## Begin Information provided
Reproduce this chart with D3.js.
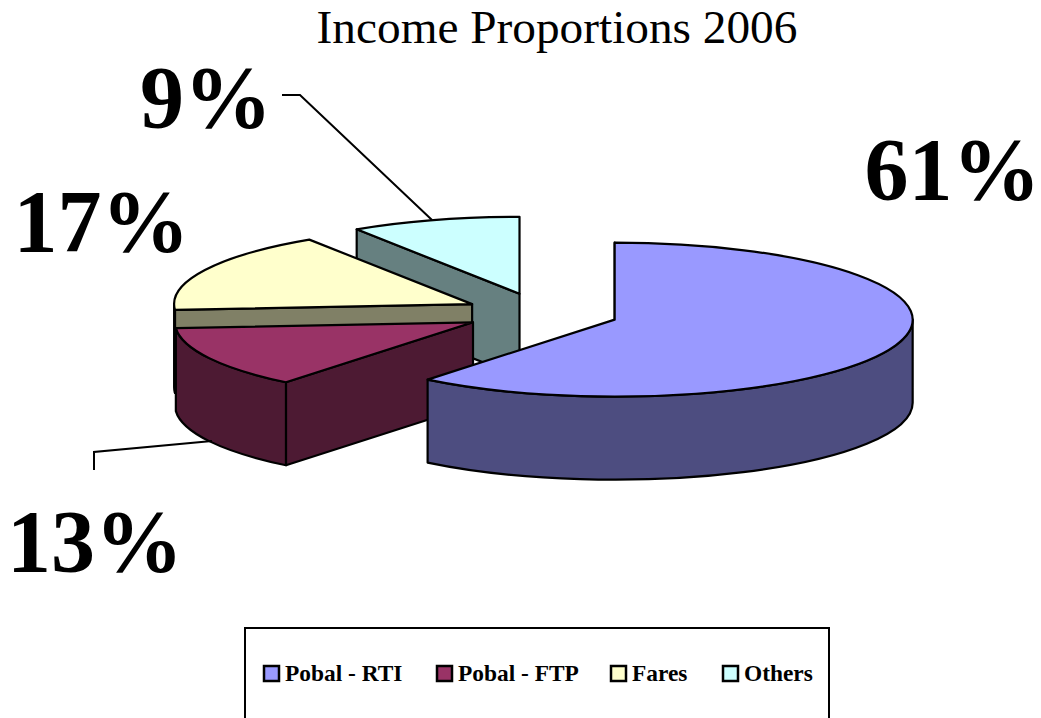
<!DOCTYPE html>
<html>
<head>
<meta charset="utf-8">
<script src="https://cdn.jsdelivr.net/npm/d3@7"></script>
<style>
body { margin: 0; background: #fff; }
text { font-family: "Liberation Serif", serif; fill: #000; }
</style>
</head>
<body>
<div id="vis"></div>
<script>
const categories = ['Pobal - RTI', 'Pobal - FTP', 'Fares', 'Others'];
const values = [60.8, 13, 17, 9.2];
const topColors = ['#9999ff', '#993366', '#ffffcc', '#ccffff'];
const sideColors = ['#4d4d80', '#4d1a33', '#808066', '#668080'];
const labels = ['61%', '13%', '17%', '9%'];

const width = 1041, height = 718;
const cx = 541.6, cy = 313;
const rx = 298, ry = 77, depth = 83, explode = 0.26;

const svg = d3.select('#vis').append('svg')
    .attr('width', width)
    .attr('height', height)
    .style('display', 'block');

svg.append('text')
    .attr('x', 557).attr('y', 43)
    .attr('text-anchor', 'middle')
    .attr('font-size', 47.3)
    .text('Income Proportions 2006');

const arcs = d3.pie().sort(null).startAngle(0).endAngle(2 * Math.PI)(values);

function rim(d, a) {
    return [d.ox + rx * Math.sin(a), d.oy - ry * Math.cos(a)];
}

arcs.forEach(d => {
    const mid = (d.startAngle + d.endAngle) / 2;
    d.ox = cx + rx * explode * Math.sin(mid);
    d.oy = cy - ry * explode * Math.cos(mid);
});

function topPath(d) {
    const s = rim(d, d.startAngle), e = rim(d, d.endAngle);
    const large = d.endAngle - d.startAngle > Math.PI ? 1 : 0;
    return `M${d.ox},${d.oy}L${s}A${rx},${ry} 0 ${large} 1 ${e}Z`;
}

function startFace(d) {
    const s = rim(d, d.startAngle);
    return `M${d.ox},${d.oy}L${s}l0,${depth}L${d.ox},${d.oy + depth}Z`;
}

// outer wall is only seen on the front half of the ellipse
function wallPath(d) {
    const a0 = Math.max(d.startAngle, Math.PI / 2);
    const a1 = Math.min(d.endAngle, 3 * Math.PI / 2);
    if (a1 <= a0) return null;
    const s = rim(d, a0), e = rim(d, a1);
    return `M${s}A${rx},${ry} 0 0 1 ${e}l0,${depth}A${rx},${ry} 0 0 0 ${s[0]},${s[1] + depth}Z`;
}

// back to front: Others, Fares, FTP, RTI
const order = [3, 2, 1, 0];
const pie = svg.append('g')
    .attr('stroke', '#000')
    .attr('stroke-width', 2.2)
    .attr('stroke-linejoin', 'round');

order.forEach(i => {
    const d = arcs[i];
    pie.append('path').attr('d', startFace(d)).attr('fill', sideColors[i]);
    const w = wallPath(d);
    if (w) pie.append('path').attr('d', w).attr('fill', sideColors[i]);
    pie.append('path').attr('d', topPath(d)).attr('fill', topColors[i]);
});

// leader lines
const leaders = [
    [[282, 95], [300, 95], [432, 220]],
    [[94, 470], [94, 452], [212, 441]]
];
svg.selectAll('.leader')
    .data(leaders)
    .join('path')
    .attr('class', 'leader')
    .attr('d', d3.line())
    .attr('fill', 'none')
    .attr('stroke', '#000')
    .attr('stroke-width', 2);

const labelPos = [[952.5, 199], [95, 571], [101.5, 251], [206, 127]];
svg.selectAll('.pct')
    .data(labels)
    .join('text')
    .attr('class', 'pct')
    .attr('x', (d, i) => labelPos[i][0])
    .attr('y', (d, i) => labelPos[i][1])
    .attr('text-anchor', 'middle')
    .attr('font-size', 88)
    .attr('font-weight', 'bold')
    .text(d => d);

// legend
svg.append('rect')
    .attr('x', 245).attr('y', 628)
    .attr('width', 584).attr('height', 110)
    .attr('fill', '#fff')
    .attr('stroke', '#000')
    .attr('stroke-width', 2);

const legendX = d3.scaleOrdinal().domain(categories).range([264, 437, 611, 723]);
const legend = svg.selectAll('.legend')
    .data(categories)
    .join('g')
    .attr('class', 'legend')
    .attr('transform', d => `translate(${legendX(d)},666)`);
legend.append('rect')
    .attr('width', 15).attr('height', 15)
    .attr('fill', (d, i) => topColors[i])
    .attr('stroke', '#000')
    .attr('stroke-width', 2.5);
legend.append('text')
    .attr('x', 21).attr('y', 15)
    .attr('font-size', 23.4)
    .attr('font-weight', 'bold')
    .text(d => d);
</script>
</body>
</html>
## End Information provided
Exercise prompt:
Quote each line of the listing exactly, but leave the pictures out.

Result:
Reproduce this chart with D3.js.
<!DOCTYPE html>
<html>
<head>
<meta charset="utf-8">
<script src="https://cdn.jsdelivr.net/npm/d3@7"></script>
<style>
body { margin: 0; background: #fff; }
text { font-family: "Liberation Serif", serif; fill: #000; }
</style>
</head>
<body>
<div id="vis"></div>
<script>
const categories = ['Pobal - RTI', 'Pobal - FTP', 'Fares', 'Others'];
const values = [60.8, 13, 17, 9.2];
const topColors = ['#9999ff', '#993366', '#ffffcc', '#ccffff'];
const sideColors = ['#4d4d80', '#4d1a33', '#808066', '#668080'];
const labels = ['61%', '13%', '17%', '9%'];

const width = 1041, height = 718;
const cx = 541.6, cy = 313;
const rx = 298, ry = 77, depth = 83, explode = 0.26;

const svg = d3.select('#vis').append('svg')
    .attr('width', width)
    .attr('height', height)
    .style('display', 'block');

svg.append('text')
    .attr('x', 557).attr('y', 43)
    .attr('text-anchor', 'middle')
    .attr('font-size', 47.3)
    .text('Income Proportions 2006');

const arcs = d3.pie().sort(null).startAngle(0).endAngle(2 * Math.PI)(values);

function rim(d, a) {
    return [d.ox + rx * Math.sin(a), d.oy - ry * Math.cos(a)];
}

arcs.forEach(d => {
    const mid = (d.startAngle + d.endAngle) / 2;
    d.ox = cx + rx * explode * Math.sin(mid);
    d.oy = cy - ry * explode * Math.cos(mid);
});

function topPath(d) {
    const s = rim(d, d.startAngle), e = rim(d, d.endAngle);
    const large = d.endAngle - d.startAngle > Math.PI ? 1 : 0;
    return `M${d.ox},${d.oy}L${s}A${rx},${ry} 0 ${large} 1 ${e}Z`;
}

function startFace(d) {
    const s = rim(d, d.startAngle);
    return `M${d.ox},${d.oy}L${s}l0,${depth}L${d.ox},${d.oy + depth}Z`;
}

// outer wall is only seen on the front half of the ellipse
function wallPath(d) {
    const a0 = Math.max(d.startAngle, Math.PI / 2);
    const a1 = Math.min(d.endAngle, 3 * Math.PI / 2);
    if (a1 <= a0) return null;
    const s = rim(d, a0), e = rim(d, a1);
    return `M${s}A${rx},${ry} 0 0 1 ${e}l0,${depth}A${rx},${ry} 0 0 0 ${s[0]},${s[1] + depth}Z`;
}

// back to front: Others, Fares, FTP, RTI
const order = [3, 2, 1, 0];
const pie = svg.append('g')
    .attr('stroke', '#000')
    .attr('stroke-width', 2.2)
    .attr('stroke-linejoin', 'round');

order.forEach(i => {
    const d = arcs[i];
    pie.append('path').attr('d', startFace(d)).attr('fill', sideColors[i]);
    const w = wallPath(d);
    if (w) pie.append('path').attr('d', w).attr('fill', sideColors[i]);
    pie.append('path').attr('d', topPath(d)).attr('fill', topColors[i]);
});

// leader lines
const leaders = [
    [[282, 95], [300, 95], [432, 220]],
    [[94, 470], [94, 452], [212, 441]]
];
svg.selectAll('.leader')
    .data(leaders)
    .join('path')
    .attr('class', 'leader')
    .attr('d', d3.line())
    .attr('fill', 'none')
    .attr('stroke', '#000')
    .attr('stroke-width', 2);

const labelPos = [[952.5, 199], [95, 571], [101.5, 251], [206, 127]];
svg.selectAll('.pct')
    .data(labels)
    .join('text')
    .attr('class', 'pct')
    .attr('x', (d, i) => labelPos[i][0])
    .attr('y', (d, i) => labelPos[i][1])
    .attr('text-anchor', 'middle')
    .attr('font-size', 88)
    .attr('font-weight', 'bold')
    .text(d => d);

// legend
svg.append('rect')
    .attr('x', 245).attr('y', 628)
    .attr('width', 584).attr('height', 110)
    .attr('fill', '#fff')
    .attr('stroke', '#000')
    .attr('stroke-width', 2);

const legendX = d3.scaleOrdinal().domain(categories).range([264, 437, 611, 723]);
const legend = svg.selectAll('.legend')
    .data(categories)
    .join('g')
    .attr('class', 'legend')
    .attr('transform', d => `translate(${legendX(d)},666)`);
legend.append('rect')
    .attr('width', 15).attr('height', 15)
    .attr('fill', (d, i) => topColors[i])
    .attr('stroke', '#000')
    .attr('stroke-width', 2.5);
legend.append('text')
    .attr('x', 21).attr('y', 15)
    .attr('font-size', 23.4)
    .attr('font-weight', 'bold')
    .text(d => d);
</script>
</body>
</html>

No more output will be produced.